The SEC in December voted to approve a proposed new SEC Rule Best Execution which would impose a best execution standard on securities trades including fixed income. The new rule would be in addition to existing best execution rules at the MSRB and FINRA. Dealers would be required to comply with all three as appropriate. The proposed rule would require dealers to produce written supervisory procedures around their best execution requirements. Dealers would be required to survey “material liquidity sources” to ensure they execute customer trades at the best available price. Certain trades, including all principal and riskless principal trades, would be subject to heightened compliance standards including documenting how the firm determined best execution. Trades with institutional customers would be partly exempt from the Rule, although institutional customers are not defined in the proposal.
On March 31 BDA filed a comment letter with the SEC in opposition to the proposal. In the letter we ask the SEC to abandon the initiative because it is unnecessary, overly restrictive, and needlessly expensive. If the SEC moves forward with the proposal, we asked that it be amended to make it more workable with the following changes:
  • Remove riskless principal trades from the definition of conflicted trade.
  • Define institutional investor to encompass existing definitions in FINRA and MSRB rules and clarify the scope and focus of the institutional investor exemption in the context of fixed income.
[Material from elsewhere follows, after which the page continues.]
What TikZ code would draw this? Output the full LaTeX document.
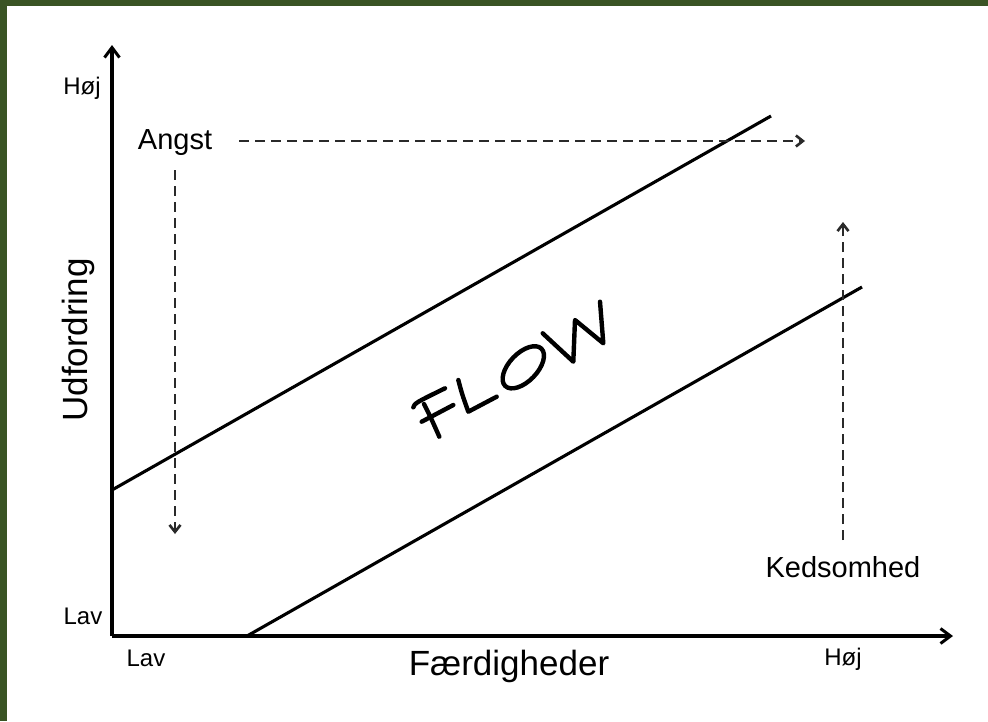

  • Make it clear that last look and internalizing fixed income trades to the benefit of customers would not violate Regulation Best Execution or cause a trade to be treated as “conflicted.”
  • For conflicted trades, eliminate the requirement to survey a broader range of markets beyond material potential liquidity sources and to separately document the best execution analysis for every trade.
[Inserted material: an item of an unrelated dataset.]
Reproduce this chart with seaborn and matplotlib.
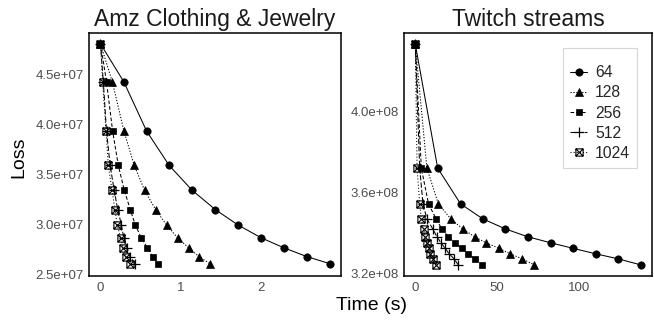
import numpy as np
import pandas as pd
import matplotlib
matplotlib.use("Agg")
import matplotlib.pyplot as plt
import seaborn as sns
from matplotlib.path import Path
from matplotlib.lines import Line2D
from matplotlib.ticker import FuncFormatter, FixedLocator

# ---------------- data ----------------
batch_sizes = ["64", "128", "256", "512", "1024"]

amz_loss = [4.807e7, 4.428e7, 3.936e7, 3.593e7, 3.346e7, 3.152e7,
            3.000e7, 2.871e7, 2.772e7, 2.683e7, 2.614e7]
amz_time_64 = [0, 0.29, 0.574, 0.855, 1.14, 1.43, 1.71, 2.0, 2.28, 2.57, 2.85]
amz_time_128 = [0, 0.147, 0.292, 0.42, 0.549, 0.686, 0.822, 0.959, 1.096, 1.228, 1.36]
amz_time_256 = [0, 0.075, 0.151, 0.222, 0.296, 0.371, 0.433, 0.507, 0.582, 0.648, 0.718]
amz_time_512 = [0, 0.035, 0.075, 0.12, 0.17, 0.215, 0.26, 0.29, 0.33, 0.37, 0.425]
amz_time_1024 = [0, 0.027, 0.068, 0.097, 0.143, 0.18, 0.209, 0.25, 0.283, 0.317, 0.366]

twitch_loss = [4.334e8, 3.720e8, 3.543e8, 3.469e8, 3.419e8, 3.380e8,
               3.350e8, 3.323e8, 3.296e8, 3.271e8, 3.241e8]
twitch_time_64 = [0, 13.7, 27.7, 41.3, 55.1, 68.9, 83.0, 96.5, 110.3, 124.1, 137.9]
twitch_time_128 = [0, 7.1, 14.1, 21.7, 29.1, 36.3, 43.5, 51.1, 58.1, 65.3, 72.9]
twitch_time_256 = [0, 3.7, 8.1, 12.7, 16.3, 20.3, 24.1, 28.3, 32.1, 36.3, 40.7]
twitch_time_512 = [0, 2.7, 4.7, 7.1, 10.7, 13.3, 15.7, 18.3, 20.7, 23.7, 26.3]
twitch_time_1024 = [0, 1.1, 2.7, 3.7, 5.1, 6.1, 7.1, 8.1, 9.3, 10.7, 12.7]

amz_yticks = [2.5e7, 3.0e7, 3.5e7, 4.0e7, 4.5e7]
twitch_yticks = [3.2e8, 3.6e8, 4.0e8]
amz_xticks = [0, 1, 2]
twitch_xticks = [0, 50, 100]

titles = ["Amz Clothing & Jewelry", "Twitch streams"]

# ---------------- style ----------------
sns.set_theme(style="white")
plt.rcParams["font.family"] = ["Liberation Sans", "DejaVu Sans"]

# square with an X inside (ggplot shape 7)
boxx = Path([(-1, -1), (1, -1), (1, 1), (-1, 1), (-1, -1),
             (-1, -1), (1, 1), (-1, 1), (1, -1)],
            [Path.MOVETO, Path.LINETO, Path.LINETO, Path.LINETO, Path.CLOSEPOLY,
             Path.MOVETO, Path.LINETO, Path.MOVETO, Path.LINETO])

styles = {
    "64":   dict(marker="o", ms=5.3, ls="-", mfc="black", mew=0.5),
    "128":  dict(marker="^", ms=5.8, ls=(0, (1.2, 1.6)), mfc="black", mew=0.5),
    "256":  dict(marker="s", ms=4.6, ls=(0, (3.5, 2)), mfc="black", mew=0.5),
    "512":  dict(marker="+", ms=7.0, ls=(0, (5, 2)), mfc="none", mew=0.9),
    "1024": dict(marker=boxx, ms=5.2, ls=(0, (1, 2)), mfc="none", mew=0.8),
}

fig = plt.figure(figsize=(6.54, 3.2), dpi=100)
ax1 = fig.add_axes([89/654, 44/320, 252/654, 243/320])
ax2 = fig.add_axes([404/654, 44/320, 248/654, 243/320])

panels = [
    (ax1, amz_loss, [amz_time_64, amz_time_128, amz_time_256, amz_time_512, amz_time_1024]),
    (ax2, twitch_loss, [twitch_time_64, twitch_time_128, twitch_time_256, twitch_time_512, twitch_time_1024]),
]

for ax, loss, times in panels:
    for bs, t in zip(batch_sizes, times):
        st = styles[bs]
        df = pd.DataFrame({"time": t, "loss": loss})
        sns.lineplot(data=df, x="time", y="loss", ax=ax, color="black",
                     linestyle=st["ls"], linewidth=0.75,
                     marker=st["marker"], markersize=st["ms"],
                     markerfacecolor=st["mfc"], markeredgecolor="black",
                     markeredgewidth=st["mew"], legend=False)

for ax, title in zip([ax1, ax2], titles):
    ax.set_title(title, fontsize=16.5, color="#1a1a1a", pad=5)
    ax.set_xlabel("")
    ax.set_ylabel("")
    ax.tick_params(length=0, labelsize=9.5, labelcolor="#4d4d4d", pad=4)
    ax.yaxis.set_major_formatter(FuncFormatter(lambda v, p: f"{v:.1e}"))
    for sp in ax.spines.values():
        sp.set_color("black")
        sp.set_linewidth(1.1)
    ax.grid(False)

ax1.set_xlim(-0.143, 2.993)
ax1.set_ylim(2.49e7, 4.915e7)
ax1.yaxis.set_major_locator(FixedLocator(amz_yticks))
ax1.xaxis.set_major_locator(FixedLocator(amz_xticks))

ax2.set_xlim(-6.9, 144.8)
ax2.set_ylim(3.186e8, 4.389e8)
ax2.yaxis.set_major_locator(FixedLocator(twitch_yticks))
ax2.xaxis.set_major_locator(FixedLocator(twitch_xticks))

fig.text(371/654, 1 - 305/320, "Time (s)", ha="center", va="center",
         fontsize=14, color="black")
fig.text(19/654, 1 - 157/320, "Loss", ha="center", va="center",
         rotation=90, fontsize=14, color="black")

handles = []
for bs in batch_sizes:
    st = styles[bs]
    handles.append(Line2D([], [], color="black", linestyle=st["ls"], linewidth=0.75,
                          marker=st["marker"], markersize=st["ms"],
                          markerfacecolor=st["mfc"], markeredgecolor="black",
                          markeredgewidth=st["mew"]))
leg = ax2.legend(handles, batch_sizes, loc="upper left",
                 bbox_to_anchor=(563/654, 1 - 48/320), bbox_transform=fig.transFigure,
                 borderaxespad=0, fontsize=11.3, frameon=True, fancybox=False,
                 handlelength=1.1, handletextpad=0.5, labelspacing=0.33,
                 borderpad=0.45, title=" ", title_fontsize=4.5, markerscale=1.0)
leg.get_frame().set_edgecolor("#cccccc")
leg.get_frame().set_linewidth(0.8)

fig.savefig("out.png", dpi=100)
  • Eliminate the requirement to provide annual best execution reports to firms’ boards of directors.
  • Permit dealers to use the introducing broker partial exemption when its executing broker is affiliated.
The next step is for the SEC to consider and vote on a final rule. Unofficial indications are that that could come by the end of the year.

BDA's comment letter is available here.

Financial Data Transparency Act

Congress in 2022 enacted the Financial Data Transparency Act (FDTA) as part of the National Defense Authorization Act. The law includes provisions that will require municipal issuers and certain others to make information disclosures in “machine readable” format. The SEC is charged with developing a “taxonomy” around the design of the reporting scheme that tracks issuer accounting and disclosures. There is a four-year implementation period for the FDTA involving a rulemaking initiative and an implementation period. The SEC at a recent conference on municipal disclosure informed the market that the process has begun internally at the SEC. The municipal issuer community is resisting these requirements on the grounds that machine-readable disclosure documents are not needed or wanted by the market and that compliance would be expensive, especially for smaller issuers. In addition to issuer financial disclosures, the FDTA requires that certain information reporting by dealers must also be in machine readable format. This could include, for example, VRDO remarketing reports to the MSRB’s SHORT system under MSRB Rule G-34. BDA is closely monitoring the SEC’s activities around the FDTA and will engage as appropriate.